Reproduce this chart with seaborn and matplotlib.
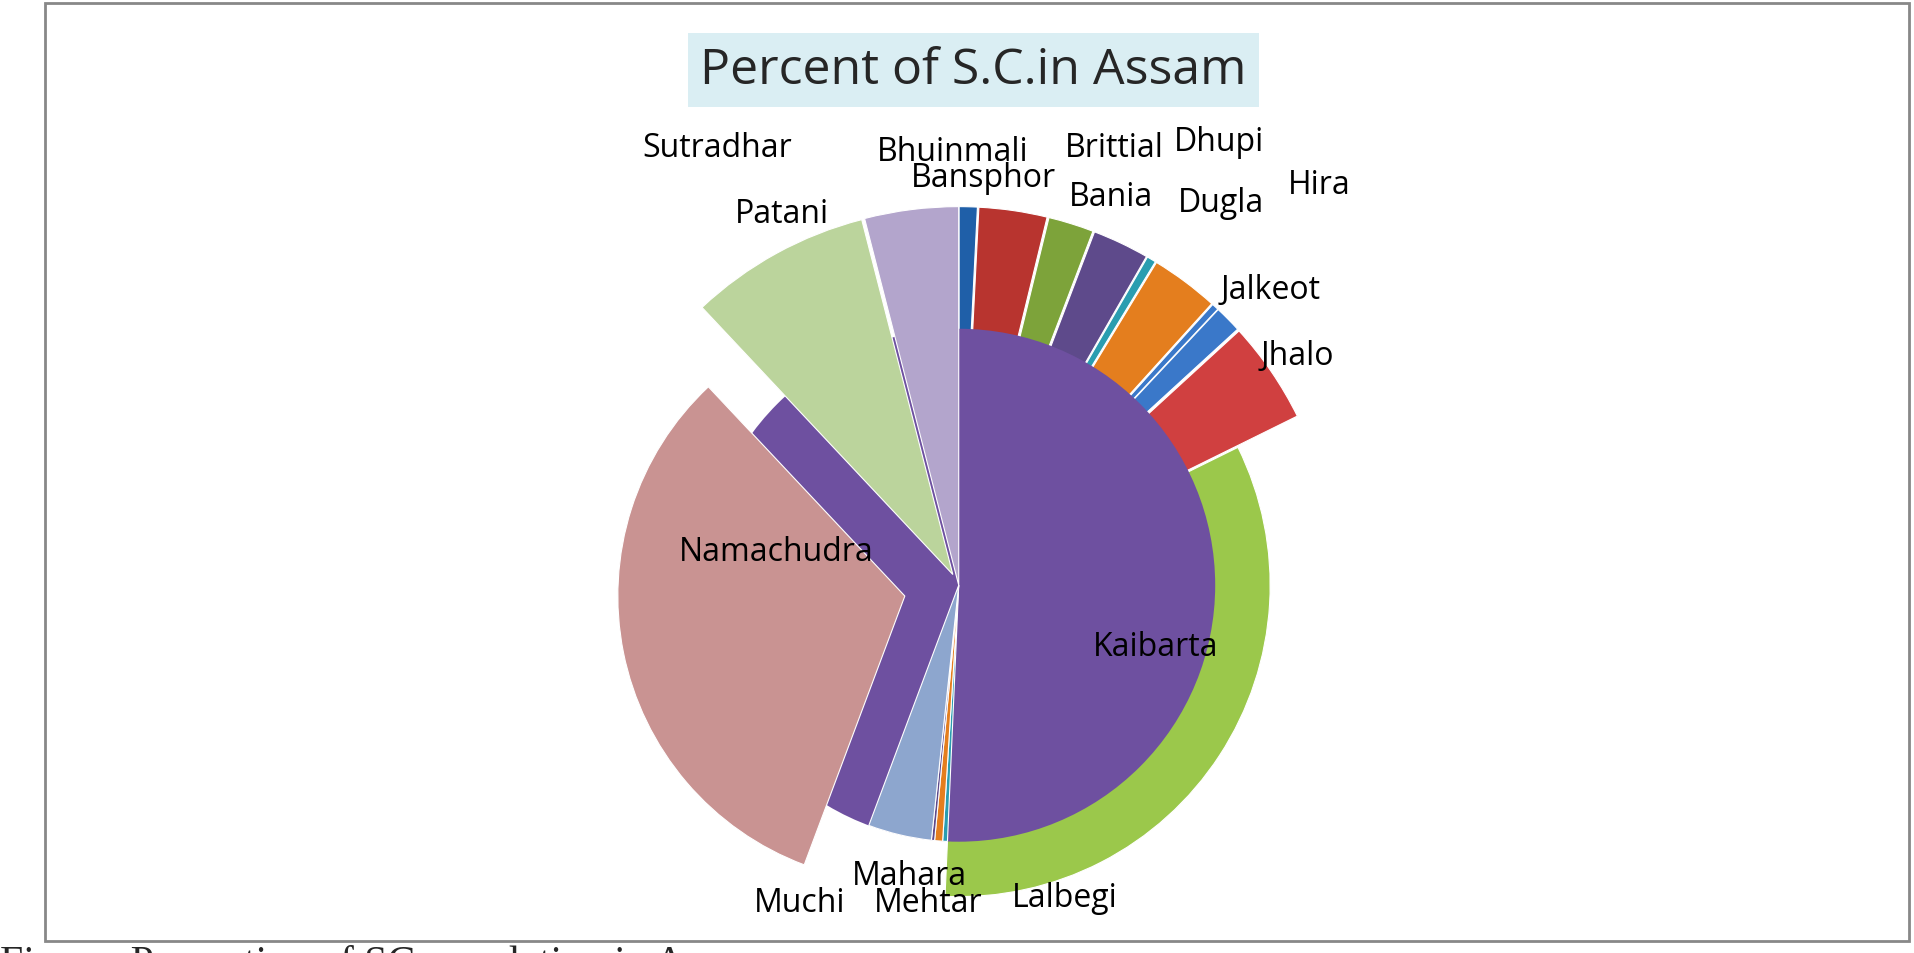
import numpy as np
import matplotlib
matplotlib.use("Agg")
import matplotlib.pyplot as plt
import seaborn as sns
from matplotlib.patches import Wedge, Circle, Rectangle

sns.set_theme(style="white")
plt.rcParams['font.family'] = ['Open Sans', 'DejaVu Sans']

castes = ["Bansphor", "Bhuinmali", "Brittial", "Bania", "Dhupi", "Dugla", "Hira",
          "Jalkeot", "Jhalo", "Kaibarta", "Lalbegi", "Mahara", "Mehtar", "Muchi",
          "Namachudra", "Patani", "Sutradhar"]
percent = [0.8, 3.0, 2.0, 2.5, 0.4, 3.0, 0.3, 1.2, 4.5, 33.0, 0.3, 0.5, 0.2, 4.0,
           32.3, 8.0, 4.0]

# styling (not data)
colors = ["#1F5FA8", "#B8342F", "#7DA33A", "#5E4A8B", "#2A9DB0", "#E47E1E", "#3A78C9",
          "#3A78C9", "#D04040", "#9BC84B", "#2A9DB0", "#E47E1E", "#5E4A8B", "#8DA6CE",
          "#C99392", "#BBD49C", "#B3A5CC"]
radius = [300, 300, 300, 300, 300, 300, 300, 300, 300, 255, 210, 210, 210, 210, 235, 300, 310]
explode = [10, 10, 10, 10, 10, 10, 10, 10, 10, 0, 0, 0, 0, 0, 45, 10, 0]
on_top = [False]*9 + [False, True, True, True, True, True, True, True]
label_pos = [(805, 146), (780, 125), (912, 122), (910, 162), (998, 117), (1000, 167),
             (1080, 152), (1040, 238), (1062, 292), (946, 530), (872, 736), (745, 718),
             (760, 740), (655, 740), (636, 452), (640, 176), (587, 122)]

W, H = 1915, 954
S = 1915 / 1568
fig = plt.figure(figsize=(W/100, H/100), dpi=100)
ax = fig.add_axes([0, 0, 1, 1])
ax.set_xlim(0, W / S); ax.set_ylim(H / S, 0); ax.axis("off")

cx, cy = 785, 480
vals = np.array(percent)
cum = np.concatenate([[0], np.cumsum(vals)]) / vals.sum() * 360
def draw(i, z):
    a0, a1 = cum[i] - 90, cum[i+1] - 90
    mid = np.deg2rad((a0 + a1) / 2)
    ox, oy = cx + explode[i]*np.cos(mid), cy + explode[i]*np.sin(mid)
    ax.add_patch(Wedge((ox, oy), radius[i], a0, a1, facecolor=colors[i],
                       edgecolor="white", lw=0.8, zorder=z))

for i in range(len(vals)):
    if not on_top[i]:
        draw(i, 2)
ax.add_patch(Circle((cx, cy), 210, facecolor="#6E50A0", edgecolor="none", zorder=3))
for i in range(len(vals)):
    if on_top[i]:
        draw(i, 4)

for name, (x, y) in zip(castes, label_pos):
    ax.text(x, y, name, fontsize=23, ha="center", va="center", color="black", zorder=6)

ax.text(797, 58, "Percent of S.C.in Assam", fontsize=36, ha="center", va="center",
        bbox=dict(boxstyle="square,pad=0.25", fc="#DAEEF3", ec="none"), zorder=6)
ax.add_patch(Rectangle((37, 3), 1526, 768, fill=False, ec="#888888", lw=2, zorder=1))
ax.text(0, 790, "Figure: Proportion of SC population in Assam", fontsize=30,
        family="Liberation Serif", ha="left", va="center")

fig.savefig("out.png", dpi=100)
┄┄┄┄┄┄┄┄┄┄
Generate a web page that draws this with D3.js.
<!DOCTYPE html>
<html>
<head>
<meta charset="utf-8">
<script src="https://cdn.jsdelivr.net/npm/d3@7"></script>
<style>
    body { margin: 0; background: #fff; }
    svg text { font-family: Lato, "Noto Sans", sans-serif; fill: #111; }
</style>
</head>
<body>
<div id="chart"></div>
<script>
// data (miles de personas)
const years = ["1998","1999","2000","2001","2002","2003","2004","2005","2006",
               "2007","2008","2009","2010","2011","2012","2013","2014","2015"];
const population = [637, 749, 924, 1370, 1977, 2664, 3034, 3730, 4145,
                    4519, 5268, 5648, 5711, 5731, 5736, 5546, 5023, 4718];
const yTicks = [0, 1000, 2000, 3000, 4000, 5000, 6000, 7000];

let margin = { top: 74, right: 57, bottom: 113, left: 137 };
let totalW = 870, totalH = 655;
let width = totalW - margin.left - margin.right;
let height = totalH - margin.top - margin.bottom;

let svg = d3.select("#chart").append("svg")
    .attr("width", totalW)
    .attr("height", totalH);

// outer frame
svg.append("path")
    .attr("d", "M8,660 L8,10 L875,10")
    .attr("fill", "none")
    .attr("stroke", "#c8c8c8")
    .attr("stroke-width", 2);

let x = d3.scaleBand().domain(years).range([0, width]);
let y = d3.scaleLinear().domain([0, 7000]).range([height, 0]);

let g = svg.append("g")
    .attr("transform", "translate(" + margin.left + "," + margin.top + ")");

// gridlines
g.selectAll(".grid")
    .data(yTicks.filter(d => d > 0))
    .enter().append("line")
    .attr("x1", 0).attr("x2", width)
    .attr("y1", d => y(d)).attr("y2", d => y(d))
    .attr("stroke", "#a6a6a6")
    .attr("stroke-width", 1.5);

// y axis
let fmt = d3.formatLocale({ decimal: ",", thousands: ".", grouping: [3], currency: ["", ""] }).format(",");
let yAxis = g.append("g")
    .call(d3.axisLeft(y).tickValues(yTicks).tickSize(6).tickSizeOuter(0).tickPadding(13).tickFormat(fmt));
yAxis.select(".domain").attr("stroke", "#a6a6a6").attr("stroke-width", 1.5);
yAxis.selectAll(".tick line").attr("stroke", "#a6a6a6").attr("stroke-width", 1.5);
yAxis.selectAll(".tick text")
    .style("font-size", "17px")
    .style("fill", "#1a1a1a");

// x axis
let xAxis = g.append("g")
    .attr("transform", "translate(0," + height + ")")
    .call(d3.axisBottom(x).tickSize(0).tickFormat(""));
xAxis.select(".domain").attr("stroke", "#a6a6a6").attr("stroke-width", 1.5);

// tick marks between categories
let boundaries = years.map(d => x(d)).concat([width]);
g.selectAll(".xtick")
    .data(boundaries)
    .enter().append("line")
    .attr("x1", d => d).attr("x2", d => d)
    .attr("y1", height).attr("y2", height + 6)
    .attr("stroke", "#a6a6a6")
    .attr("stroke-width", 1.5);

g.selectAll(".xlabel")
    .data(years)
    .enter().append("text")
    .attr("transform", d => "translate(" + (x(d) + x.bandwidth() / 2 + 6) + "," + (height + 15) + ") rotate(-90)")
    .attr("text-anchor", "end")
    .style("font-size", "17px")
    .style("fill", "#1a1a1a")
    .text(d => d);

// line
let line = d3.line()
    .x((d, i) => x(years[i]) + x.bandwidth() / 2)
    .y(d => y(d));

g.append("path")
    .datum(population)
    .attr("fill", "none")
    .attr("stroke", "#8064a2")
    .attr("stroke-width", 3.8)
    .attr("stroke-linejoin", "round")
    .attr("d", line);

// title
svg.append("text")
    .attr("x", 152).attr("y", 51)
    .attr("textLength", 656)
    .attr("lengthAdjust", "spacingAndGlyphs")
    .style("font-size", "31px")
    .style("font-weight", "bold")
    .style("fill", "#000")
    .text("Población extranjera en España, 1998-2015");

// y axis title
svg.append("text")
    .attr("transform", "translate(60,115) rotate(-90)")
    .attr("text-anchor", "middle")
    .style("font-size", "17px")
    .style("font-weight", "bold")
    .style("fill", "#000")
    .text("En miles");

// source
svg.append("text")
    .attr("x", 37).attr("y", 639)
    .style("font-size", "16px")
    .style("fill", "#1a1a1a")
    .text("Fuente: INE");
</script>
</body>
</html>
┄┄┄┄┄┄┄┄┄┄
## Instructions for the task
Copy the lines above exactly, starting at the one with "Reproduce this chart" and ending at the one with "from matplotlib.patches import", both included. Leave out any pictures and add nothing else.

## Exercise output
Reproduce this chart with seaborn and matplotlib.
import numpy as np
import matplotlib
matplotlib.use("Agg")
import matplotlib.pyplot as plt
import seaborn as sns
from matplotlib.patches import Wedge, Circle, Rectangle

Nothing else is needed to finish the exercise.